Over the last two weeks, Newspoll has been running big sample sizes in their polls, large 1700 jobs, and now we know why – so they can combine the last two polls and give us state and demographic breakdowns with decent sample sizes, and probably marginal and safe seat breakdowns tomorrow.
Today’s state and demographic breakdown is a shocker for the Coalition. If these state swings were applied uniformly, they would deliver 42 seats to the ALP to give them 102 seats in a new parliament, with Qld and NSW delivering seats by the bucket loads.
The primary vote swings for the two parties by state give us the broad picture of the “who and where” of primary voter change since the last election, so we’ll need to have a look at those. The swings are on the left, and below the bars are the actual swing results for each state.
As we can see, not only has the ALP managed to pull some serious numbers of voters directly from the Coalition fold, but they’ve also decimated the minor party primary vote, which is where the difference in swing sizes comes from. The Queensland numbers look a little overcooked to me, and the Victorian numbers a little medium rare – but that is easily explained by sampling error. These state by state results should have a margin or error somewhere around the 4% mark.

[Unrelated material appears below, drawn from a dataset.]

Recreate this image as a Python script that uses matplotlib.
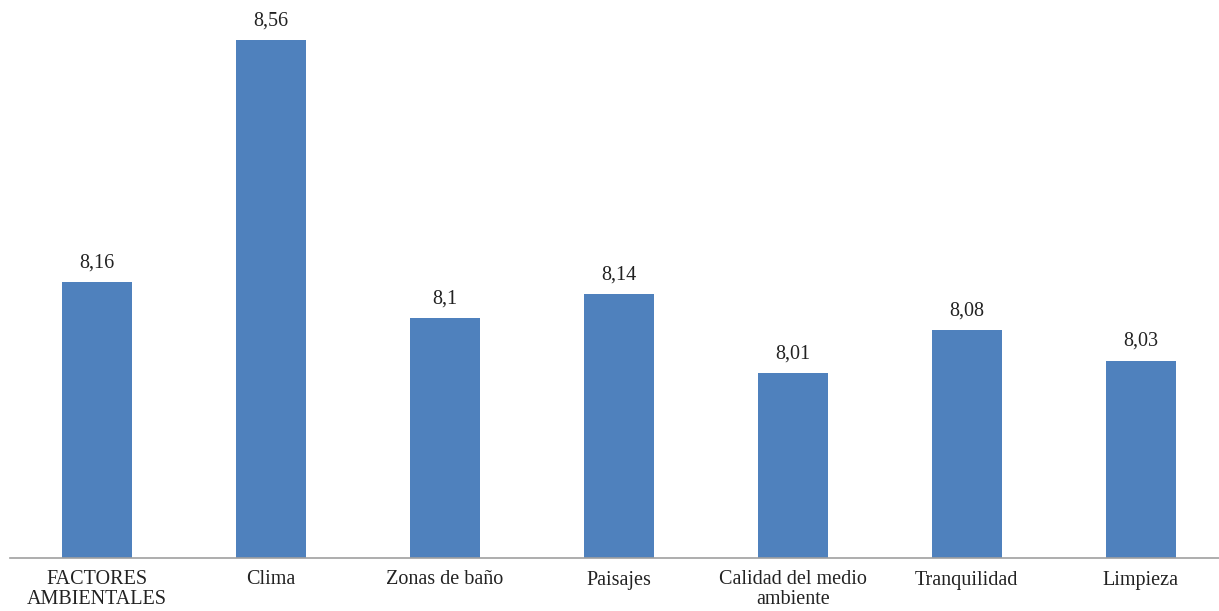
import matplotlib
matplotlib.use("Agg")
import matplotlib.pyplot as plt

categories = ["FACTORES\nAMBIENTALES", "Clima", "Zonas de baño", "Paisajes",
              "Calidad del medio\nambiente", "Tranquilidad", "Limpieza"]
values = [8.16, 8.56, 8.1, 8.14, 8.01, 8.08, 8.03]
value_labels = ["8,16", "8,56", "8,1", "8,14", "8,01", "8,08", "8,03"]

plt.rcParams['font.family'] = ['Liberation Serif', 'DejaVu Serif']

fig = plt.figure(figsize=(12.19, 6.11), dpi=100)
ax = fig.add_axes([10 / 1219, 53 / 611, 1209 / 1219, 558 / 611])

x = range(len(categories))
bars = ax.bar(x, values, width=0.4, color="#4F81BD", zorder=2)

for b, lab in zip(bars, value_labels):
    ax.annotate(lab, (b.get_x() + b.get_width() / 2, b.get_height()),
                xytext=(0, 7), textcoords="offset points",
                ha="center", va="bottom", fontsize=14.5, color="#222222")

ax.set_ylim(7.704, 8.626)
ax.set_xlim(-0.5, 6.45)
ax.set_xticks(list(x))
ax.set_xticklabels(categories, fontsize=14.5, color="#222222", linespacing=1.0)
ax.tick_params(axis="x", length=0, pad=9)
ax.set_yticks([])
for s in ["top", "right", "left"]:
    ax.spines[s].set_visible(False)
ax.spines["bottom"].set_color("#A0A0A0")
ax.spines["bottom"].set_linewidth(1.2)

fig.savefig("out.png", dpi=100)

Next up is the demographic breakdown, by age, sex and city-type.
There is a lot of attention being paid to those swinging youngsters in the 18-34 bracket, but the bulk of the family vote, that 35-49 group is right up there with them in terms of which age cohort has shifted since the 2004 election. Even the 7% of the oldies isn’t something to be sneezed at.

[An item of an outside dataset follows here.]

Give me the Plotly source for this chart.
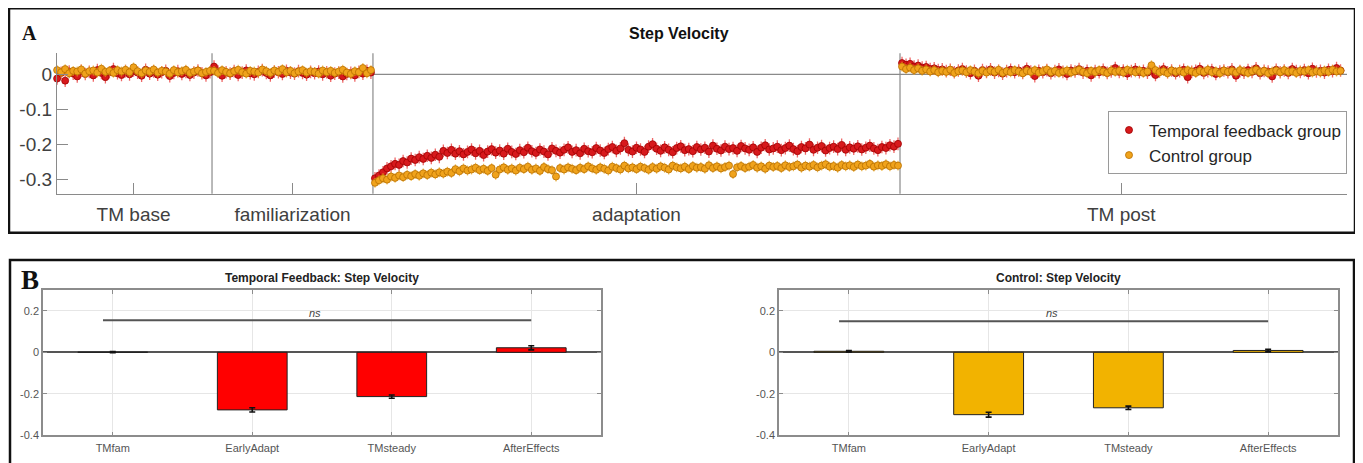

What must be particularly disturbing for the Coalition is the large primary vote swing in the non-capital cities. That would be highly compatible with the big swings in Queensland happening outside of Brisbane in places like Forde, Herbert, Leichhardt and McPherson. I also wouldn’t be surprised if Fadden is a bit of a contributor there as well, considering its relatively high young population, part-time worker population and the highest population change of any Coalition held seat in Queensland according to the 2006 Census data.
Seats like Hughes, Page and Cowper in NSW could also be doing their part in the non-capital city swing, let alone the fabled panic that occurred in Grey down in SA recently.

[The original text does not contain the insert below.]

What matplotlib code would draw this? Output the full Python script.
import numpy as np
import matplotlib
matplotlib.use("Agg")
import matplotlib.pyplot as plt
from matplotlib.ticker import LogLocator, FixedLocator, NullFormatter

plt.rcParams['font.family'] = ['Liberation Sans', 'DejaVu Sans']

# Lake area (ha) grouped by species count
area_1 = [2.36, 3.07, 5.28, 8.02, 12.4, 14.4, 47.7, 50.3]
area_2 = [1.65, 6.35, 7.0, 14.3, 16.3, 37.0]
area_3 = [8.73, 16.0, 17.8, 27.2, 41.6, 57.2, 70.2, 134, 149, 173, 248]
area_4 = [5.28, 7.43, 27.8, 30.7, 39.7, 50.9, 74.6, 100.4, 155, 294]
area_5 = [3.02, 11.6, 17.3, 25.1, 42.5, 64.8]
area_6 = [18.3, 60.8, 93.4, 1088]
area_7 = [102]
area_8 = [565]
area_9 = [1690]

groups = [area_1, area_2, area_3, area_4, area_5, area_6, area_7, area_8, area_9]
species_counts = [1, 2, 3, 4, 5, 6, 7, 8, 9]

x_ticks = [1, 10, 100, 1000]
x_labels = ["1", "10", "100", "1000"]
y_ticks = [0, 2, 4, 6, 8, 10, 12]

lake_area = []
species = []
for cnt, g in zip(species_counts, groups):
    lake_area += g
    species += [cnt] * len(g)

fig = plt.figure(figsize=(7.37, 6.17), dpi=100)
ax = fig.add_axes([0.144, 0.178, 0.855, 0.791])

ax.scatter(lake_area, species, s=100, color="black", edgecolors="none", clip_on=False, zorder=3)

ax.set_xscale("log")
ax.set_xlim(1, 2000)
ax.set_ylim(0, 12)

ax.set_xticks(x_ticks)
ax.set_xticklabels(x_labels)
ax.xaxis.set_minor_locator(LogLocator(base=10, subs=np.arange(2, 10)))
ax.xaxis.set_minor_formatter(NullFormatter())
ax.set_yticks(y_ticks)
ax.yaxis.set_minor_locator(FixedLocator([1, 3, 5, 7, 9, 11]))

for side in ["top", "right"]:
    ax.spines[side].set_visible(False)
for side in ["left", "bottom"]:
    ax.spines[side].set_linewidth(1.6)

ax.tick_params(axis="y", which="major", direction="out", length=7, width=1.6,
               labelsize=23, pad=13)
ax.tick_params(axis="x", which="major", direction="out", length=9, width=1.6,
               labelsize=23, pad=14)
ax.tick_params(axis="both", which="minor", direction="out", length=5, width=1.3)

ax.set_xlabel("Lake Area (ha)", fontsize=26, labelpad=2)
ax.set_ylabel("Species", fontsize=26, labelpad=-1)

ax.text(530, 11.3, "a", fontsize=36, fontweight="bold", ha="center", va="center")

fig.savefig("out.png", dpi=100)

The big question for the Coalition is if the Newspoll is approximately right, is it Nat seats, Liberal seats or a bit of both that are taking the weight of the swing in the non-capital cities? If the old cow cocky seats are relatively holding their own, the Liberal Party charge into rural and regional Australia could not only come to grinding halt, but be in jeopardy of a serious retreat.
Finally, the two party preferred swings by State and city type:
That swing in Qld is simply enormous, giving the ALP a TPP vote of 56%, up from the 42.9% registered at the last election.
I think the swing is a little overcooked, but what would I know – if that swing is repeated on election night, the rest of the country becomes sort of irrelevant, with 17 seats being delivered to the ALP alone in Qld on the basis of a 13.1% uniform State swing.
To that we can add 14 from NSW, 5 from SA, 2 from WA, 2 from Tassie, 1 from the NT and Victoria giving up 1 as well for a total of 42, and Parliament filled with 102 ALP members.